Aim: Working from the top of the listing below, retype each line through the line containing "379, 390, 394, 392, 383, 359, 333, 323, 323, 324, 326]", both included, with no pictures.
-=-=-=-=-
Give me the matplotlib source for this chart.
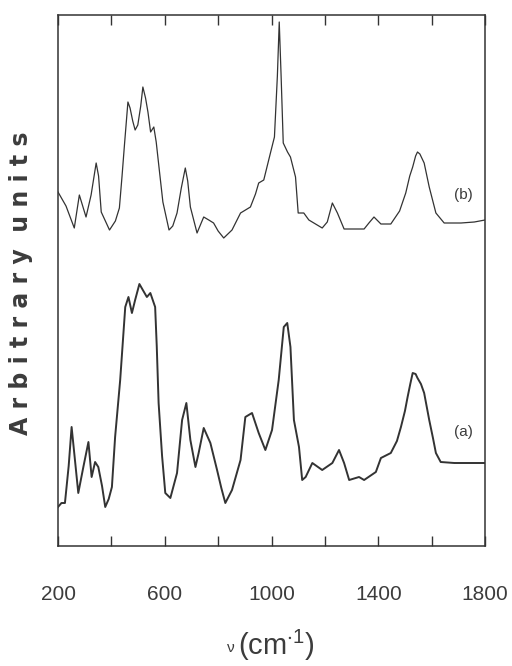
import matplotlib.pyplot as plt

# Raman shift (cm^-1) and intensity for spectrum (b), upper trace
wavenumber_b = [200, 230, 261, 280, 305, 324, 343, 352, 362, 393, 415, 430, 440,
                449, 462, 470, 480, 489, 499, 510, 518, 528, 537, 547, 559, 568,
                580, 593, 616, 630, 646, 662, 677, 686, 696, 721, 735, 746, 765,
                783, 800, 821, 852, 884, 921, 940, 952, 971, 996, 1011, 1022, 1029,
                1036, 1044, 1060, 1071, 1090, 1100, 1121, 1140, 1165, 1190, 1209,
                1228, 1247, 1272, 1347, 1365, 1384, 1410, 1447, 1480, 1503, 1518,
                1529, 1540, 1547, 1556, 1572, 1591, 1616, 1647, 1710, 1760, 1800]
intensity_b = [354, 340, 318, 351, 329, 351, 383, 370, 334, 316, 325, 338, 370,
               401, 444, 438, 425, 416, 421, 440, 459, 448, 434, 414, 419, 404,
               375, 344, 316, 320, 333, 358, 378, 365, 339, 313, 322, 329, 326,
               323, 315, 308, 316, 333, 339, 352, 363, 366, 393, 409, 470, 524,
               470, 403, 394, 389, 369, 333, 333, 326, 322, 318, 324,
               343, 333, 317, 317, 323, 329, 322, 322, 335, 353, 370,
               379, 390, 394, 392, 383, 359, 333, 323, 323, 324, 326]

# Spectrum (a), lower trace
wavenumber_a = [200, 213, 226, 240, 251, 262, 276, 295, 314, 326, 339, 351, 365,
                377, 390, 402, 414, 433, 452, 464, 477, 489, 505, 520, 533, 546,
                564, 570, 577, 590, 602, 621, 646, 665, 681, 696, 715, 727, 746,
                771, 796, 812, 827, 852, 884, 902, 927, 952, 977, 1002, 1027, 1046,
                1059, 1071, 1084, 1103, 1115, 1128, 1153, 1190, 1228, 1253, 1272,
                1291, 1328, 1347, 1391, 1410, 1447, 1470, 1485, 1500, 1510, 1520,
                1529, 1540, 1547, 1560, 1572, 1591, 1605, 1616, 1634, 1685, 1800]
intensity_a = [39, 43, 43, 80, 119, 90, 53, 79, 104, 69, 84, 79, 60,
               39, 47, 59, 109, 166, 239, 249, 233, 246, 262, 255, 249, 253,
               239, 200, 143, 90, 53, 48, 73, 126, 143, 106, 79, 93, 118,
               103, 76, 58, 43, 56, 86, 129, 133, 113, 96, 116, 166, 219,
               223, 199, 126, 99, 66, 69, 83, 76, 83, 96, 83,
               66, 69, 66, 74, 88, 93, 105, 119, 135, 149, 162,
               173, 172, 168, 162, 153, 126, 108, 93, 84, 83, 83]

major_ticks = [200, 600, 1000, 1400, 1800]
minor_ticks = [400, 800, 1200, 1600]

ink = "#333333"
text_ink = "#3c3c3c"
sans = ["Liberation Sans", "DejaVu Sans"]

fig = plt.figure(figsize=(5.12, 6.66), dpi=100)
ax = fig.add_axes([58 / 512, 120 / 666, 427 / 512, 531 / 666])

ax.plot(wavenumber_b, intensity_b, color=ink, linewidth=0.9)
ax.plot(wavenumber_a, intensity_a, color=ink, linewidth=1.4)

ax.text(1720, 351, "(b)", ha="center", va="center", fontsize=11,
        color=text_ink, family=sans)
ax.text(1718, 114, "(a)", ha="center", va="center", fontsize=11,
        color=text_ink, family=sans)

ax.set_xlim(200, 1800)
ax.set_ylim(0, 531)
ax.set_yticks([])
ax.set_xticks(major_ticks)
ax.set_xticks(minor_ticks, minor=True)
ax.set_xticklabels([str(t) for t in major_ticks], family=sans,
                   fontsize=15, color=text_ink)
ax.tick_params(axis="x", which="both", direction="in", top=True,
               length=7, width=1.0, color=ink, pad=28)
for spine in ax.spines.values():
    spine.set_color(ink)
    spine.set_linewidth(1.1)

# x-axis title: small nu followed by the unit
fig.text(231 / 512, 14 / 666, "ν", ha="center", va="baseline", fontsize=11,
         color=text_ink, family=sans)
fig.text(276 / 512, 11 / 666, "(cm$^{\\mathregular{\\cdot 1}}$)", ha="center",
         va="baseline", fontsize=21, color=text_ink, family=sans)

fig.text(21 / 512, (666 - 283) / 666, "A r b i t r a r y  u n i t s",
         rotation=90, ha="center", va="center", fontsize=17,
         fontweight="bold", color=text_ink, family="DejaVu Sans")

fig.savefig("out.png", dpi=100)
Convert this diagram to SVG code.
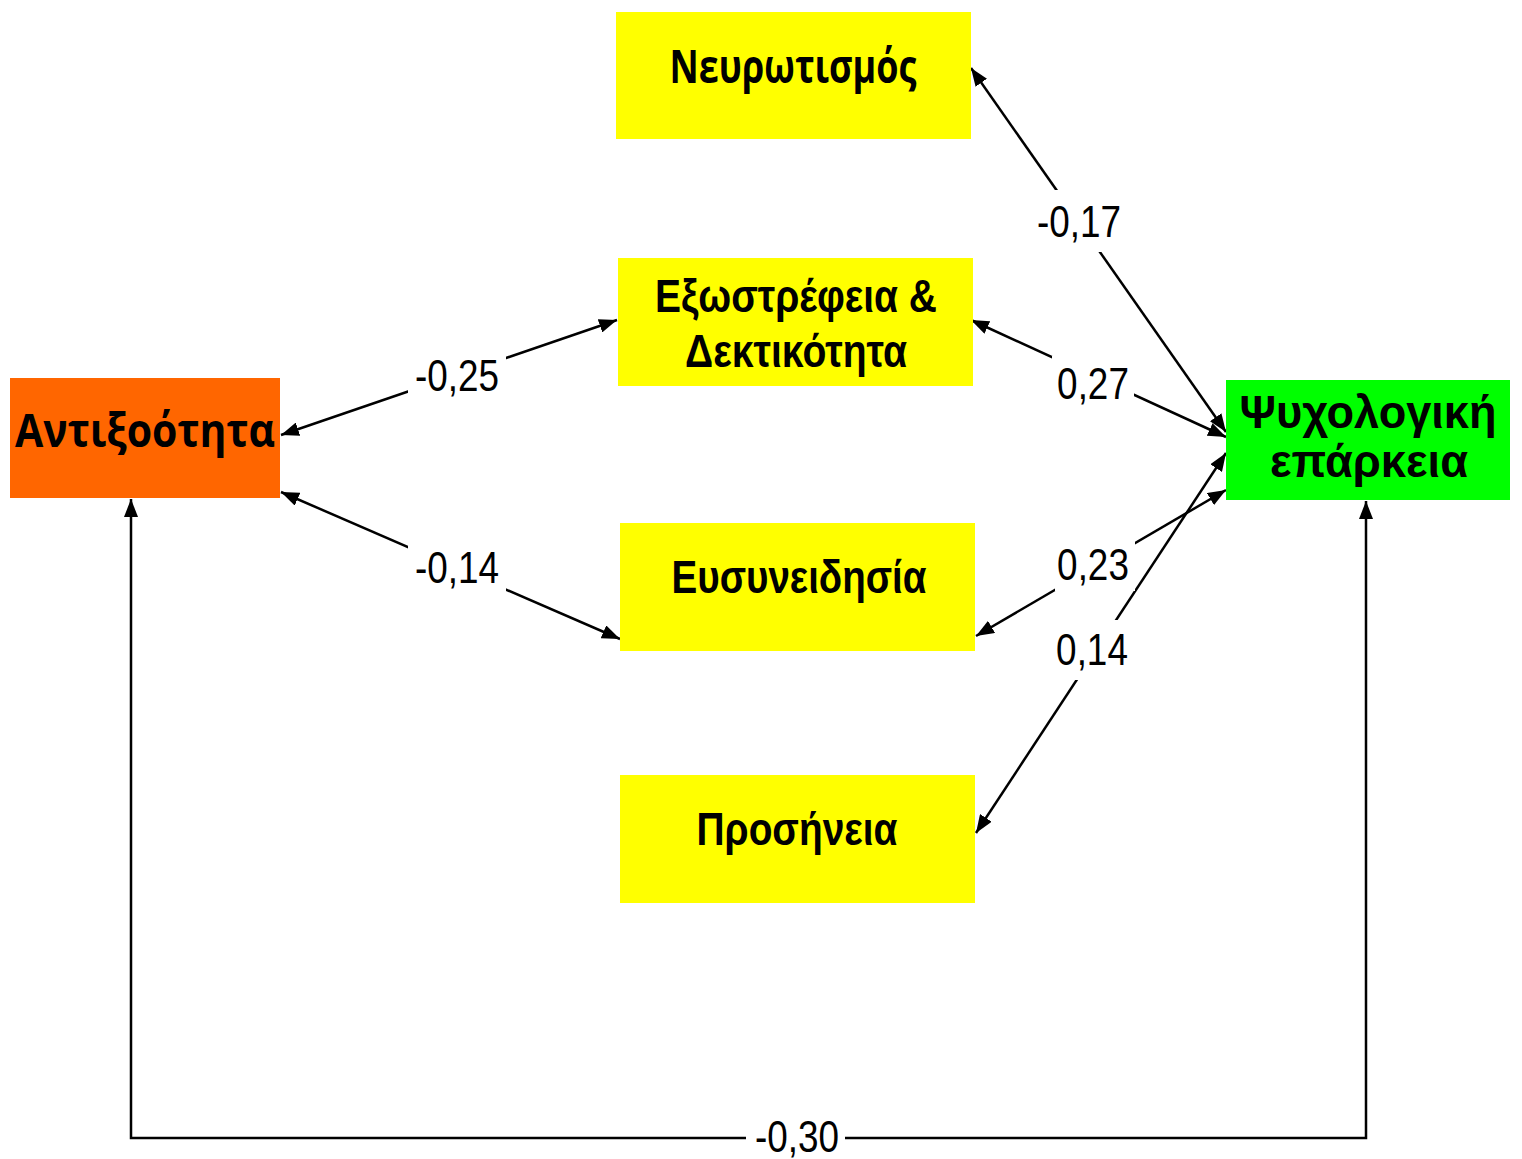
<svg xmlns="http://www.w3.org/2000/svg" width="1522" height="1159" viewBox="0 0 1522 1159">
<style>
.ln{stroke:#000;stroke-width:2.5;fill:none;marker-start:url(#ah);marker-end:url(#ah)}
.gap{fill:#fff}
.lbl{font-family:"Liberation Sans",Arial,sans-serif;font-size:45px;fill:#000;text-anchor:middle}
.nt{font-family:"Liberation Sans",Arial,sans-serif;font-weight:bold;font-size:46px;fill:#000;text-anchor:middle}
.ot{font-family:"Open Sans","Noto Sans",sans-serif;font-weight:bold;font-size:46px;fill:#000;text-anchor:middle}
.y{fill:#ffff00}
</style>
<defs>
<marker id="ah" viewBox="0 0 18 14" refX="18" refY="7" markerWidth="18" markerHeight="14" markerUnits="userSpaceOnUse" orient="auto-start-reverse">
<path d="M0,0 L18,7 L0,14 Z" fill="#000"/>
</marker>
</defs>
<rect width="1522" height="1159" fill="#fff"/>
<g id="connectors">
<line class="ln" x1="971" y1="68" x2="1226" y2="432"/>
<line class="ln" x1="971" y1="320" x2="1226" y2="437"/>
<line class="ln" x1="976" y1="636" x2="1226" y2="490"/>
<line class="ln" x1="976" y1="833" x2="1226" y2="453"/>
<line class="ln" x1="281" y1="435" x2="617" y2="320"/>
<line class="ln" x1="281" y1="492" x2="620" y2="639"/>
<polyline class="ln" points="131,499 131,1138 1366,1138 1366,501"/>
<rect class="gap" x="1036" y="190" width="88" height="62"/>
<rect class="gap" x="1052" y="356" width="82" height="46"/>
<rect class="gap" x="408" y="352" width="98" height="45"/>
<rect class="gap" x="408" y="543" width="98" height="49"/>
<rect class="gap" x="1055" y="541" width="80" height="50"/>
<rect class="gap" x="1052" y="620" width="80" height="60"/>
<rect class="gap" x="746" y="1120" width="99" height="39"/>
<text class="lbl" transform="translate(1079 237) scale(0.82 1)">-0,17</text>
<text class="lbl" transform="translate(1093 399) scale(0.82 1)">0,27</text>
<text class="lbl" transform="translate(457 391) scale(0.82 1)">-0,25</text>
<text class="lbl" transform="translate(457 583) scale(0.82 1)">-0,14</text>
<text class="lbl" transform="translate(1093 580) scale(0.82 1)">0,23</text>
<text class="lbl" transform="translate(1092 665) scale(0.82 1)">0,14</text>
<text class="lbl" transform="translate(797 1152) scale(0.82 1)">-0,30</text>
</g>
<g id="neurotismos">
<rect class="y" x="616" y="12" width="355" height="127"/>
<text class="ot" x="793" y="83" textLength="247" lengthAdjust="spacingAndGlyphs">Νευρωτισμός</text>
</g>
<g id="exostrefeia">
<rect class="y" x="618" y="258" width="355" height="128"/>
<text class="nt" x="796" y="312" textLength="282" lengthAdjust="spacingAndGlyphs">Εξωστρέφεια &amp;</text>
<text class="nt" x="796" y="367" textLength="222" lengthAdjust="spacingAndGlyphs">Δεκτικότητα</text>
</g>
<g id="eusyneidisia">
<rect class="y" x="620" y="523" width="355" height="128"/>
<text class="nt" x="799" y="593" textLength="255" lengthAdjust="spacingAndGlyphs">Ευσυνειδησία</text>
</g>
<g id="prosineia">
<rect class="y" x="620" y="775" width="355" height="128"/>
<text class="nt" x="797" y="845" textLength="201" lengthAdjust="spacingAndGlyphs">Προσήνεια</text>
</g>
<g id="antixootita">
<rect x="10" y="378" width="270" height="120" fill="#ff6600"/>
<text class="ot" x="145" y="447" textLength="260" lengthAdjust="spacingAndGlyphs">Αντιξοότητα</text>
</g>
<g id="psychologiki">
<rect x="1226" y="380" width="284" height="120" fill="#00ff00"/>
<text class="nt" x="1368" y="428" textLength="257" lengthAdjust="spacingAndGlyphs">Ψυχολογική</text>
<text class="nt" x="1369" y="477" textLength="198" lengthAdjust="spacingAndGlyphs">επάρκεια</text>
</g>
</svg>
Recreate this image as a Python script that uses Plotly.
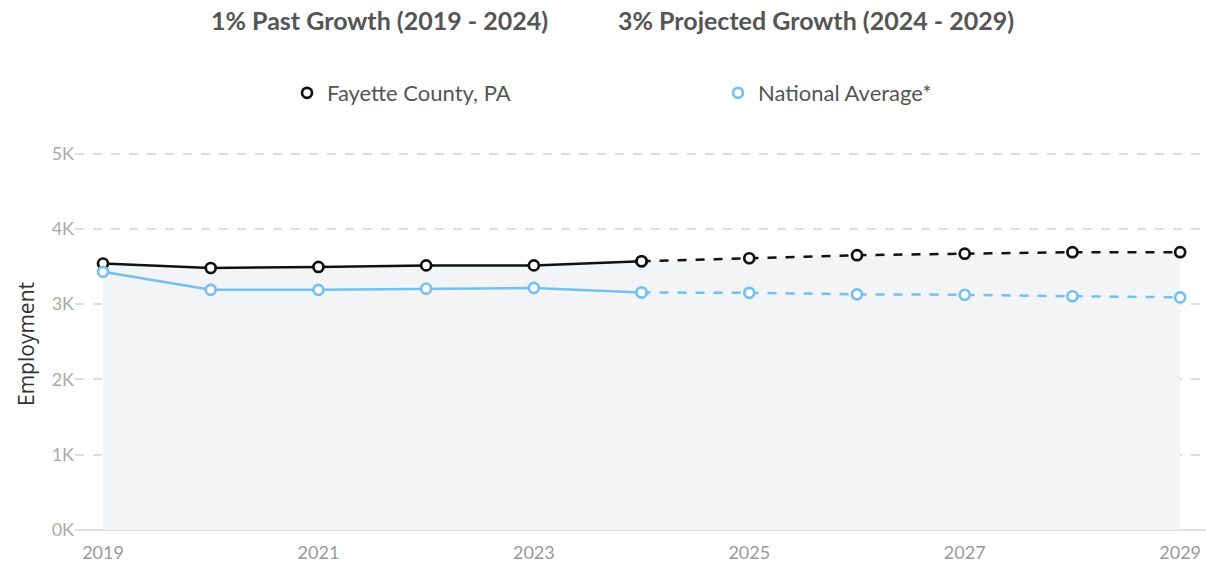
-=-=-=-=-
Answer:
Give me the matplotlib source for this chart.
import matplotlib.pyplot as plt

# Raman shift (cm^-1) and intensity for spectrum (b), upper trace
wavenumber_b = [200, 230, 261, 280, 305, 324, 343, 352, 362, 393, 415, 430, 440,
                449, 462, 470, 480, 489, 499, 510, 518, 528, 537, 547, 559, 568,
                580, 593, 616, 630, 646, 662, 677, 686, 696, 721, 735, 746, 765,
                783, 800, 821, 852, 884, 921, 940, 952, 971, 996, 1011, 1022, 1029,
                1036, 1044, 1060, 1071, 1090, 1100, 1121, 1140, 1165, 1190, 1209,
                1228, 1247, 1272, 1347, 1365, 1384, 1410, 1447, 1480, 1503, 1518,
                1529, 1540, 1547, 1556, 1572, 1591, 1616, 1647, 1710, 1760, 1800]
intensity_b = [354, 340, 318, 351, 329, 351, 383, 370, 334, 316, 325, 338, 370,
               401, 444, 438, 425, 416, 421, 440, 459, 448, 434, 414, 419, 404,
               375, 344, 316, 320, 333, 358, 378, 365, 339, 313, 322, 329, 326,
               323, 315, 308, 316, 333, 339, 352, 363, 366, 393, 409, 470, 524,
               470, 403, 394, 389, 369, 333, 333, 326, 322, 318, 324,
               343, 333, 317, 317, 323, 329, 322, 322, 335, 353, 370,
               379, 390, 394, 392, 383, 359, 333, 323, 323, 324, 326]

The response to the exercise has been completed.